Revision history [back]

understanding the limitations of traincascade

Hi,

I have been trying to train a cascade classifier for cigarette boxes but seem to get variable success depending on the type of box. If the box is mostly white I don't get a classifier that works. I have attempted multiple trainings both using a script to generate more samples, and also using manually generated samples of the objects. Neither of the methods has worked.
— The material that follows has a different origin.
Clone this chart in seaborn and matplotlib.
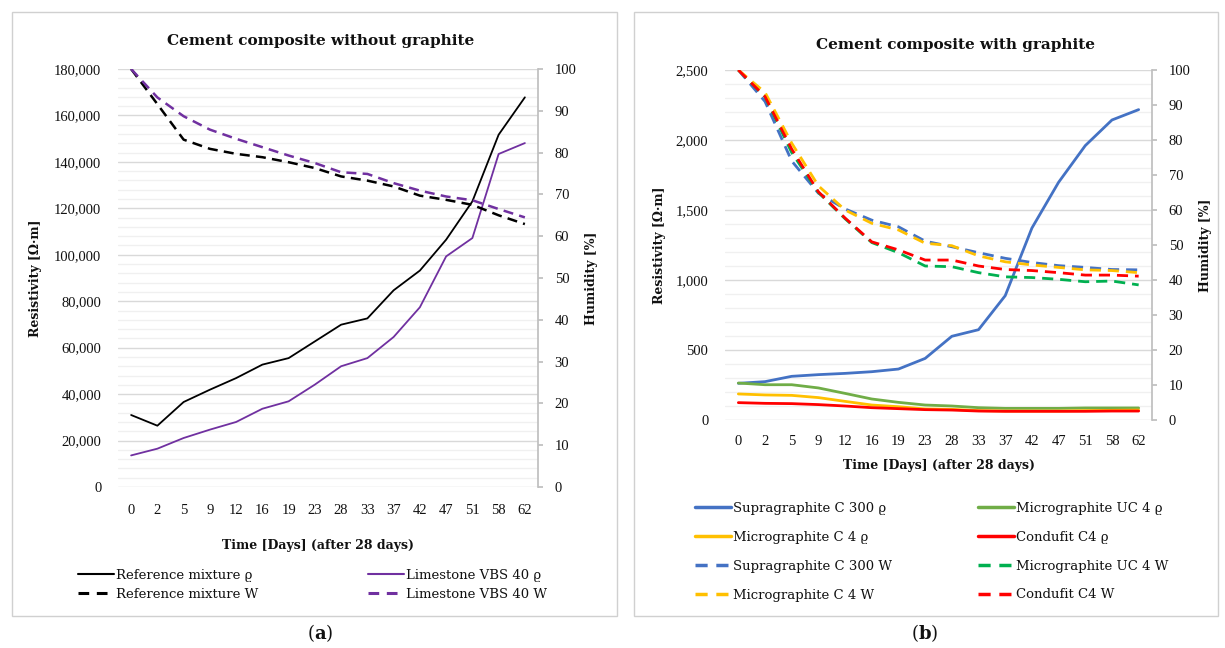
import numpy as np
import pandas as pd
import matplotlib
matplotlib.use('Agg')
import matplotlib.pyplot as plt
import seaborn as sns
from matplotlib.ticker import MultipleLocator, FuncFormatter
from matplotlib.lines import Line2D
from matplotlib.patches import Rectangle

# ---------------- data ----------------
days = ['0', '2', '5', '9', '12', '16', '19', '23', '28', '33', '37', '42', '47', '51', '58', '62']

# panel (a): without graphite
ref_rho = [31000, 26400, 36600, 41900, 46900, 52700, 55500, 62700, 69900, 72600,
           84700, 93200, 106500, 123000, 151700, 167800]
lime_rho = [13600, 16500, 21100, 24700, 28000, 33700, 36900, 44100, 52000, 55500,
            64600, 77400, 99300, 107200, 143400, 148100]
ref_w = [100, 91.6, 83.1, 80.9, 79.7, 78.9, 77.7, 76.3, 74.3, 73.3, 71.9, 69.7, 68.7, 67.5, 65.0, 62.9]
lime_w = [100, 93.2, 88.7, 85.5, 83.3, 81.3, 79.3, 77.5, 75.3, 74.9, 72.7, 70.9, 69.5, 68.6, 66.5, 64.5]

# panel (b): with graphite
supra_rho = [262, 274, 312, 324, 333, 345, 364, 440, 598, 645, 888, 1371, 1698, 1960, 2143, 2217]
microuc_rho = [264, 252, 252, 229, 190, 150, 126, 107, 100, 88, 83, 83, 83, 86, 86, 86]
microc_rho = [186, 179, 176, 160, 133, 107, 95, 79, 76, 67, 64, 64, 64, 67, 69, 71]
condufit_rho = [124, 119, 117, 110, 100, 88, 81, 74, 71, 64, 62, 62, 62, 62, 64, 64]
supra_w = [100, 91.0, 74.0, 64.8, 60.3, 57.1, 55.2, 51.1, 49.5, 47.8, 46.2, 45.0, 44.1, 43.6, 43.0, 42.9]
microuc_w = [100, 92.3, 76.4, 65.0, 57.5, 50.7, 47.8, 44.0, 43.8, 42.1, 40.9, 40.7, 40.2, 39.5, 39.7, 38.6]
microc_w = [100, 93.6, 79.1, 66.9, 60.0, 56.2, 54.3, 50.5, 49.8, 46.9, 45.2, 44.3, 43.6, 42.9, 42.7, 42.1]
condufit_w = [100, 92.4, 77.4, 65.2, 57.7, 50.9, 48.6, 45.7, 45.7, 44.0, 43.0, 42.7, 42.1, 41.4, 41.4, 41.1]

labels_a = ['Reference mixture ϱ', 'Reference mixture W', 'Limestone VBS 40 ϱ', 'Limestone VBS 40 W']
labels_b = ['Supragraphite C 300 ϱ', 'Micrographite C 4 ϱ', 'Supragraphite C 300 W', 'Micrographite C 4 W',
            'Micrographite UC 4 ϱ', 'Condufit C4 ϱ', 'Micrographite UC 4 W', 'Condufit C4 W']

# ---------------- style ----------------
sns.set_theme(style='white')
plt.rcParams['font.family'] = ['DejaVu Serif', 'DejaVu Sans']
plt.rcParams['mathtext.fontset'] = 'dejavuserif'
TXT = '#111111'
TICKFONT = ['Liberation Serif', 'DejaVu Serif']
TICKSIZE = 10.5

W, H = 1225, 648
fig = plt.figure(figsize=(W / 100, H / 100), dpi=100)
fig.patch.set_facecolor('white')


def rect(x0, y0, x1, y1):
    return [x0 / W, 1 - y1 / H, (x1 - x0) / W, (y1 - y0) / H]


# panel frames
for (x0, x1) in [(12, 617), (634, 1218)]:
    fig.patches.append(Rectangle((x0 / W, 1 - 616 / H), (x1 - x0) / W, (616 - 12) / H,
                                 transform=fig.transFigure, fill=False, ec='#D0D0D0', lw=1))

axL = fig.add_axes(rect(118, 69, 538, 487))
axR = fig.add_axes(rect(725, 70, 1152, 420))
pos = np.arange(len(days))


def fontify(ax):
    for lab in ax.get_xticklabels() + ax.get_yticklabels():
        lab.set_family(TICKFONT)
        lab.set_fontsize(TICKSIZE)
        lab.set_color(TXT)


def setup(ax, ymax, major, minor, xpad):
    ax.set_xlim(-0.5, len(days) - 0.5)
    ax.set_ylim(0, ymax)
    ax.yaxis.set_major_locator(MultipleLocator(major))
    ax.yaxis.set_minor_locator(MultipleLocator(minor))
    ax.yaxis.set_major_formatter(FuncFormatter(lambda v, p: f'{int(round(v)):,}'))
    ax.grid(axis='y', which='major', color='#D9D9D9', lw=1)
    ax.grid(axis='y', which='minor', color='#F0F0F0', lw=1)
    ax.grid(axis='x', visible=False)
    for s in ax.spines.values():
        s.set_visible(False)
    ax.set_xticks(pos)
    ax.set_xticklabels(days)
    ax.tick_params(axis='x', length=0, pad=xpad)
    ax.tick_params(axis='y', which='both', length=0, pad=12)
    ax.set_axisbelow(True)
    tw = ax.twinx()
    tw.set_ylim(0, 100)
    tw.yaxis.set_major_locator(MultipleLocator(10))
    for k, s in tw.spines.items():
        s.set_visible(k == 'right')
    tw.spines['right'].set_color('#BFBFBF')
    tw.tick_params(axis='y', length=3.5, color='#BFBFBF', direction='out', pad=8.5)
    tw.grid(False)
    return tw


def draw(ax, vals, color, lw, dashed):
    df = pd.DataFrame({'pos': pos, 'val': vals})
    ls = (0, (4, 2.5)) if dashed else '-'
    sns.lineplot(data=df, x='pos', y='val', ax=ax, color=color, lw=lw, linestyle=ls)
    ax.set_xlabel('')
    ax.set_ylabel('')


twL = setup(axL, 180000, 20000, 4000, 12)
twR = setup(axR, 2500, 500, 100, 11)

# panel (a)
BLACK, PURPLE = '#000000', '#7030A0'
draw(axL, ref_rho, BLACK, 1.3, False)
draw(axL, lime_rho, PURPLE, 1.3, False)
draw(twL, ref_w, BLACK, 1.8, True)
draw(twL, lime_w, PURPLE, 1.8, True)

# panel (b)
BLUE, GREEN, YEL, RED, GREEN2 = '#4472C4', '#70AD47', '#FFC000', '#FF0000', '#00B050'
draw(axR, supra_rho, BLUE, 2.0, False)
draw(axR, microuc_rho, GREEN, 2.0, False)
draw(axR, microc_rho, YEL, 2.0, False)
draw(axR, condufit_rho, RED, 2.0, False)
draw(twR, supra_w, BLUE, 2.0, True)
draw(twR, microuc_w, GREEN2, 2.0, True)
draw(twR, microc_w, YEL, 2.0, True)
draw(twR, condufit_w, RED, 2.0, True)

for a in (axL, axR):
    a.set_xticks(pos)
    a.set_xticklabels(days)
for a in (axL, axR, twL, twR):
    fontify(a)

# titles and axis labels
fig.text(321 / W, 1 - 41 / H, 'Cement composite without graphite', ha='center', va='center',
         fontsize=11, fontweight='bold', color=TXT)
fig.text(955 / W, 1 - 45 / H, 'Cement composite with graphite', ha='center', va='center',
         fontsize=11, fontweight='bold', color=TXT)
fig.text(35 / W, 1 - 278 / H, 'Resistivity [Ω·m]', rotation=90, ha='center', va='center',
         fontsize=9, fontweight='bold', color=TXT)
fig.text(592 / W, 1 - 278 / H, 'Humidity [%]', rotation=90, ha='center', va='center',
         fontsize=9, fontweight='bold', color=TXT)
fig.text(318 / W, 1 - 545 / H, 'Time [Days] (after 28 days)', ha='center', va='center',
         fontsize=9, fontweight='bold', color=TXT)
fig.text(660 / W, 1 - 245 / H, 'Resistivity [Ω·m]', rotation=90, ha='center', va='center',
         fontsize=9, fontweight='bold', color=TXT)
fig.text(1206 / W, 1 - 245 / H, 'Humidity [%]', rotation=90, ha='center', va='center',
         fontsize=9, fontweight='bold', color=TXT)
fig.text(939 / W, 1 - 466 / H, 'Time [Days] (after 28 days)', ha='center', va='center',
         fontsize=9, fontweight='bold', color=TXT)

# captions
fig.text(320 / W, 1 - 633 / H, r'($\mathbf{a}$)', ha='center', va='center', fontsize=13, color=TXT)
fig.text(925 / W, 1 - 633 / H, r'($\mathbf{b}$)', ha='center', va='center', fontsize=13, color=TXT)


def handle(color, lw, dashed):
    return Line2D([], [], color=color, lw=lw, linestyle=(0, (3.5, 2.5)) if dashed else '-')


def legend(handles, labels, x, y, spacing):
    fig.legend(handles, labels, loc='upper left', bbox_to_anchor=(x / W, 1 - y / H),
               frameon=False, fontsize=9.5, handlelength=2.7, handletextpad=0.15,
               borderpad=0, borderaxespad=0, labelspacing=spacing, labelcolor=TXT)


legend([handle(BLACK, 1.5, False), handle(BLACK, 2.2, True)], labels_a[:2], 78, 569, 0.42)
legend([handle(PURPLE, 1.5, False), handle(PURPLE, 2.2, True)], labels_a[2:], 368, 569, 0.42)
legend([handle(BLUE, 2.5, False), handle(YEL, 2.5, False), handle(BLUE, 2.5, True), handle(YEL, 2.5, True)],
       labels_b[:4], 695, 502, 1.2)
legend([handle(GREEN, 2.5, False), handle(RED, 2.5, False), handle(GREEN2, 2.5, True), handle(RED, 2.5, True)],
       labels_b[4:], 978, 502, 1.2)

fig.savefig('out.png', dpi=100, facecolor='white')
I was hoping someone could help with the following questions, and/or, point me in the direction of reading material that can help to answer why the doesn't work. I also have the following questions on the same, if someone can help:

Does the method of cascade classification have any limitation on the kind of object that can be detected? Does having more features/surfaces increase the chance of detection? eg. comparing a cigarette box Vs a telephone. Are objects with a lot of white harder to detect?
Impact of Pose of objects: I have used training images which are taken from a variety of angles from the object, some directly overhead, some at varying angles from the object. This results in extra faces showing in some images, and not in some. Does the classifier need to have just images of just one pose (eg. only the front face should be clipped and not the rest). I am asking this because a similar car based training that was performed uses only a single pose of the car. I am not sure what this means for objects like boxes/books, which have primarily a front and back face.
Can a cascade classifier be trained for a single type of object, eg. a specific brand of cigarettes, or is it better to train it for cigarette packs in general, and then run object detection to determine brand. I have come across threads where people have talked about training for general object type, and using sub-classifiers to train for only a particular type of that object (eg. flowers, and looking for a particular kind of flower). Are there any limitations for the types of objects that can be trained.
When taking images of rotated objects, part of the image background will always get saved when cropping the image. What is the impact of having a background in the cropped image? I assume that when using createsamples for generation of fake samples, it makes sense to have closely cropped images with no background so that the generated samples are more realistic. I assume this is not required as strictly when using actual samples, and not generated ones.
What is the impact of a large amount of intensity variation in training images? Is it good/bad/ does it depend on the actual images that are supposed to be detected? Natoshi Seo's blog suggests that having fewer illumination and pose variations is better for training faces. However, he does use the script which itself adds illumination and pose variations.
Is it correct to generate positive images using videos? Or is it better to get individual samples using differing backgrounds each time?

It would be useful if someone can point me in the right direction to getting answers to the above questions. Thanks & Regards.